WORK TO BE COMPLETED.
Leave out the pictures and restate the rest of the data exactly.

─── GIVEN DATA

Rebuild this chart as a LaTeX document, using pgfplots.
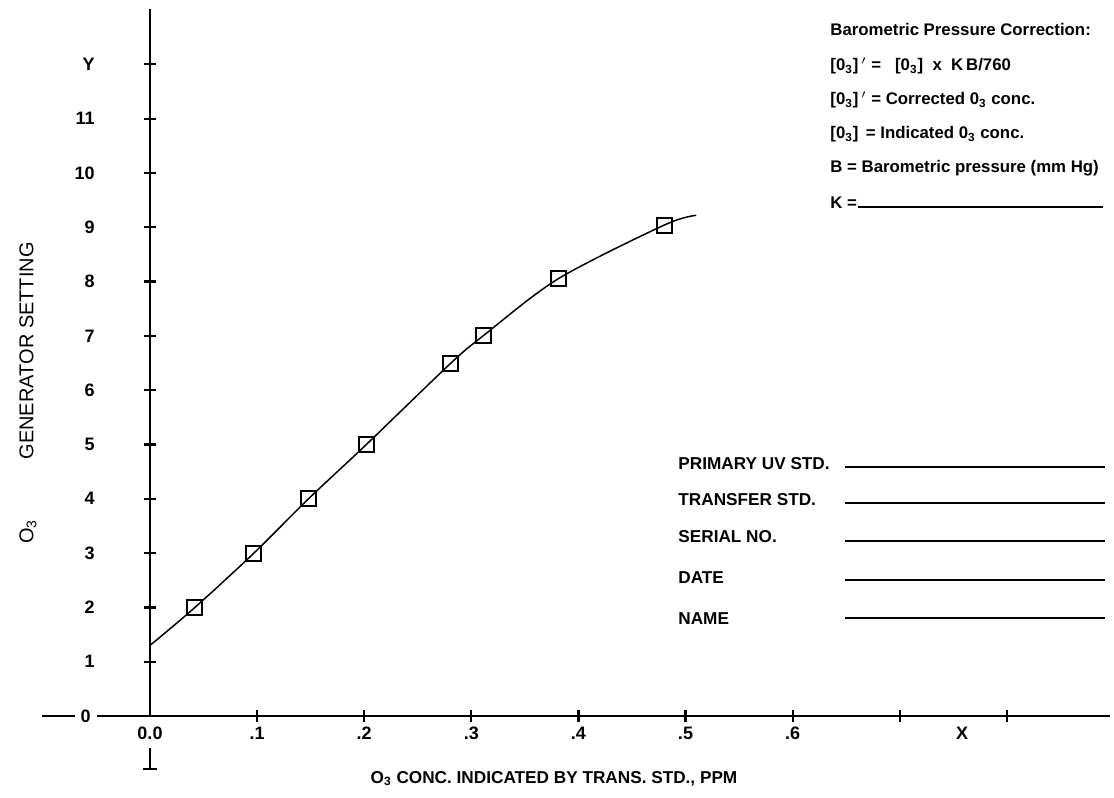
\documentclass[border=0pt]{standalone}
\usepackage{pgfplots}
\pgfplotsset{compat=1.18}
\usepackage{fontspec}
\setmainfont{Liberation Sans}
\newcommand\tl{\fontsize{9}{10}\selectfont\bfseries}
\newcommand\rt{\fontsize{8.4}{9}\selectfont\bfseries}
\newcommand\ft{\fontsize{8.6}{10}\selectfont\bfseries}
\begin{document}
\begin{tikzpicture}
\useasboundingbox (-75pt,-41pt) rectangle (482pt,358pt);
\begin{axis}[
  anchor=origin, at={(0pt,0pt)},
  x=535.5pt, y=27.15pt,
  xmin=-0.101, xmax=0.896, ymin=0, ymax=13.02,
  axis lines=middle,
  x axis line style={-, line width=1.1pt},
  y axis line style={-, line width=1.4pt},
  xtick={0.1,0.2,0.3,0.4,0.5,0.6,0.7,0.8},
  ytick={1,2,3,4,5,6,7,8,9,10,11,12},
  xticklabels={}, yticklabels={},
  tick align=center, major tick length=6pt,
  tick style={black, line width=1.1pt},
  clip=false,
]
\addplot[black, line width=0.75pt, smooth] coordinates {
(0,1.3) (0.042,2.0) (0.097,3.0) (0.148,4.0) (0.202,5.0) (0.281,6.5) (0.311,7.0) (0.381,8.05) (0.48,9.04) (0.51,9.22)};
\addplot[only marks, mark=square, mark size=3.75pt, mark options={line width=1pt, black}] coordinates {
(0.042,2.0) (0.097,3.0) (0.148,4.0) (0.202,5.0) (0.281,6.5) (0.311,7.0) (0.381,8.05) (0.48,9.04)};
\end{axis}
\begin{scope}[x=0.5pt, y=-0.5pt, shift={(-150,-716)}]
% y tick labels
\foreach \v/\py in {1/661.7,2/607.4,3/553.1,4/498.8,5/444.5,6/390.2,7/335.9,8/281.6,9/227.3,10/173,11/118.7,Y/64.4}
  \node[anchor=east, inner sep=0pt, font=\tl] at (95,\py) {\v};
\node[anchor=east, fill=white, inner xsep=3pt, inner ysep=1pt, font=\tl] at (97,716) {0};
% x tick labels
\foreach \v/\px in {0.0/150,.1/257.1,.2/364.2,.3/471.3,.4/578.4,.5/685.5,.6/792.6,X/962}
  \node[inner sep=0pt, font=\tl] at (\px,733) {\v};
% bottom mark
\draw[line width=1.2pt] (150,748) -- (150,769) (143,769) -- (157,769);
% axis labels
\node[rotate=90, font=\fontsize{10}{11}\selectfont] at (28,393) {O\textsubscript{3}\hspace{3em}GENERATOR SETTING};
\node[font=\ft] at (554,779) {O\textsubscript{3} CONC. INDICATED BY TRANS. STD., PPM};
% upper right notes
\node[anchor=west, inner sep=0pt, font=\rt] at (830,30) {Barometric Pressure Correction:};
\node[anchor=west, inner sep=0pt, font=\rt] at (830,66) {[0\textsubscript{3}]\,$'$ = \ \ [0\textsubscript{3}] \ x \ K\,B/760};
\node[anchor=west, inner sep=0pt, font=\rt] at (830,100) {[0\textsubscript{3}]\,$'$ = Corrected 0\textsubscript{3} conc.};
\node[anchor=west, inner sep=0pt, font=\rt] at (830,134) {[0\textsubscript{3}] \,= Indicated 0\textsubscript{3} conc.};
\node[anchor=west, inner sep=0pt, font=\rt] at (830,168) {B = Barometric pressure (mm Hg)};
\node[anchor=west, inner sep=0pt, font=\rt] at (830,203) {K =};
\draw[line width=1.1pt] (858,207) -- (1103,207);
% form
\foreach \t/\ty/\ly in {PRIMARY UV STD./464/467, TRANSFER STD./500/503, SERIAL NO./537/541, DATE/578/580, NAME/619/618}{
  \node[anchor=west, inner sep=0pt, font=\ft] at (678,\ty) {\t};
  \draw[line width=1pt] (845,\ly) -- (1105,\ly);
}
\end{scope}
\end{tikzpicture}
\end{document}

──────

EXPECTED OUTPUT.
Rebuild this chart as a LaTeX document, using pgfplots.
\documentclass[border=0pt]{standalone}
\usepackage{pgfplots}
\pgfplotsset{compat=1.18}
\usepackage{fontspec}
\setmainfont{Liberation Sans}
\newcommand\tl{\fontsize{9}{10}\selectfont\bfseries}
\newcommand\rt{\fontsize{8.4}{9}\selectfont\bfseries}
\newcommand\ft{\fontsize{8.6}{10}\selectfont\bfseries}
\begin{document}
\begin{tikzpicture}
\useasboundingbox (-75pt,-41pt) rectangle (482pt,358pt);
\begin{axis}[
  anchor=origin, at={(0pt,0pt)},
  x=535.5pt, y=27.15pt,
  xmin=-0.101, xmax=0.896, ymin=0, ymax=13.02,
  axis lines=middle,
  x axis line style={-, line width=1.1pt},
  y axis line style={-, line width=1.4pt},
  xtick={0.1,0.2,0.3,0.4,0.5,0.6,0.7,0.8},
  ytick={1,2,3,4,5,6,7,8,9,10,11,12},
  xticklabels={}, yticklabels={},
  tick align=center, major tick length=6pt,
  tick style={black, line width=1.1pt},
  clip=false,
]
\addplot[black, line width=0.75pt, smooth] coordinates {
(0,1.3) (0.042,2.0) (0.097,3.0) (0.148,4.0) (0.202,5.0) (0.281,6.5) (0.311,7.0) (0.381,8.05) (0.48,9.04) (0.51,9.22)};
\addplot[only marks, mark=square, mark size=3.75pt, mark options={line width=1pt, black}] coordinates {
(0.042,2.0) (0.097,3.0) (0.148,4.0) (0.202,5.0) (0.281,6.5) (0.311,7.0) (0.381,8.05) (0.48,9.04)};
\end{axis}
\begin{scope}[x=0.5pt, y=-0.5pt, shift={(-150,-716)}]
% y tick labels
\foreach \v/\py in {1/661.7,2/607.4,3/553.1,4/498.8,5/444.5,6/390.2,7/335.9,8/281.6,9/227.3,10/173,11/118.7,Y/64.4}
  \node[anchor=east, inner sep=0pt, font=\tl] at (95,\py) {\v};
\node[anchor=east, fill=white, inner xsep=3pt, inner ysep=1pt, font=\tl] at (97,716) {0};
% x tick labels
\foreach \v/\px in {0.0/150,.1/257.1,.2/364.2,.3/471.3,.4/578.4,.5/685.5,.6/792.6,X/962}
  \node[inner sep=0pt, font=\tl] at (\px,733) {\v};
% bottom mark
\draw[line width=1.2pt] (150,748) -- (150,769) (143,769) -- (157,769);
% axis labels
\node[rotate=90, font=\fontsize{10}{11}\selectfont] at (28,393) {O\textsubscript{3}\hspace{3em}GENERATOR SETTING};
\node[font=\ft] at (554,779) {O\textsubscript{3} CONC. INDICATED BY TRANS. STD., PPM};
% upper right notes
\node[anchor=west, inner sep=0pt, font=\rt] at (830,30) {Barometric Pressure Correction:};
\node[anchor=west, inner sep=0pt, font=\rt] at (830,66) {[0\textsubscript{3}]\,$'$ = \ \ [0\textsubscript{3}] \ x \ K\,B/760};
\node[anchor=west, inner sep=0pt, font=\rt] at (830,100) {[0\textsubscript{3}]\,$'$ = Corrected 0\textsubscript{3} conc.};
\node[anchor=west, inner sep=0pt, font=\rt] at (830,134) {[0\textsubscript{3}] \,= Indicated 0\textsubscript{3} conc.};
\node[anchor=west, inner sep=0pt, font=\rt] at (830,168) {B = Barometric pressure (mm Hg)};
\node[anchor=west, inner sep=0pt, font=\rt] at (830,203) {K =};
\draw[line width=1.1pt] (858,207) -- (1103,207);
% form
\foreach \t/\ty/\ly in {PRIMARY UV STD./464/467, TRANSFER STD./500/503, SERIAL NO./537/541, DATE/578/580, NAME/619/618}{
  \node[anchor=west, inner sep=0pt, font=\ft] at (678,\ty) {\t};
  \draw[line width=1pt] (845,\ly) -- (1105,\ly);
}
\end{scope}
\end{tikzpicture}
\end{document}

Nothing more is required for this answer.